Don’t look for the pretty pictures in this post, there aren’t any, normal service will resume shortly.
The following is just basic advice with some useful links, I am not a web security expert therefore this is just my personal opinion based on my own experiences.
To log in to most web services, other than secure accounts such as on-line banking, you usually have either a user/login name name or an e-mail address as part one of the login process.
A username is not hard to find out and there is not a lot you can do about that. An e-mail address, a little more tricky but still fairly easy to obtain, especially if you have earned yourself a little trust or received an email from someone.
Part two is the password, this is your door key, the one weapon you have that if you are careful will keep your account(s) as safe as possible if you take some basic steps to make it harder to guess, it is recommended that a password should be at least 8 characters long, 12 or more would be better, and to include special characters, such as $, & numbers and UPPER and lower case type, the more characters it has the better chance you stand or making it as secure as possible.
If you use a webmail service such as Hotmail, Windows Live Mail, Gmail, Yahoo or some other webmail service, having a secure password is all the more important, whilst you may not have anything in your e-mails that you consider worth protecting, having your e-mail hacked and used to send spam, apart from being annoying can be a major inconvenience to chase down and regain control of your account.
One thing you should never do is have the same password for everything, as tempting as this may be for the sake of ease, if you also use the same e-mail address for two or more accounts, you then potentially leave yourself open if one account is compromised, they could all be. Another thing you should not do is use a common word, such as password, yes some people do this, or other easy to guess words, pets names, football teams etc.
Starting with one of the top ten most common words used for a password, believe it or not, is actually password and it is one of the first words hackers or software will try, then other common words, football teams, pet names as mentioned above.

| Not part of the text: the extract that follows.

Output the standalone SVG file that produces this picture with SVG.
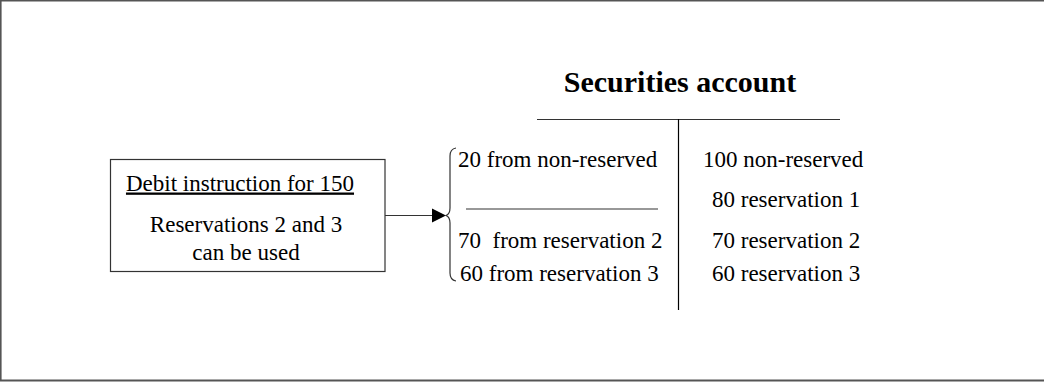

So for the sake of making the simple more complex and going back to that password again as an example, I’m not suggesting you should use this, but just as an example to see how you can make this simple word quite secure and easy to remember, simply by making it a bit random and adding a special character or two, numbers and upper and lower case letters, like..
Taking it a step further, add two words together again both with a bit of randomness, numbers, upper/lower case and special characters.
Take the post title, remove the space (because spaces aren’t allowed in passwords) now you have a pretty secure password that is hard to guess, but by no means impossible…
Below are some links to password tests and tools, go and have a play with “
pAs$w0rD!” and “
pAs$w0rDto0!s! with the different tools and see what difference it makes.
If you are still not convinced that you can make up a secure password, use a password generator, though you will have to devise a way of remembering it!
Password Strength Tests.
Test my Password strength is one of favourite, because it is kind of fun to play with and gives you a “how long it will take to guess” rating from almost instant to several trillion years or more, based on how an auto password hacking tool will approach cracking a password by way of randomly guessing your password starting with simple common words. It also has a good explanation of the importance of using good passwords and how to avoid weak ones.
Password Meter is maybe the most informative and it gives you a score and explanation of why a password is strong or weak and how you can make it stronger.
Passchk gives an explanation as to how secure a password might be.
Test Your Password. Everything under one roof, generates a random 8 character password by default, increasing the length from 8 to 14 characters makes your password a lot stronger.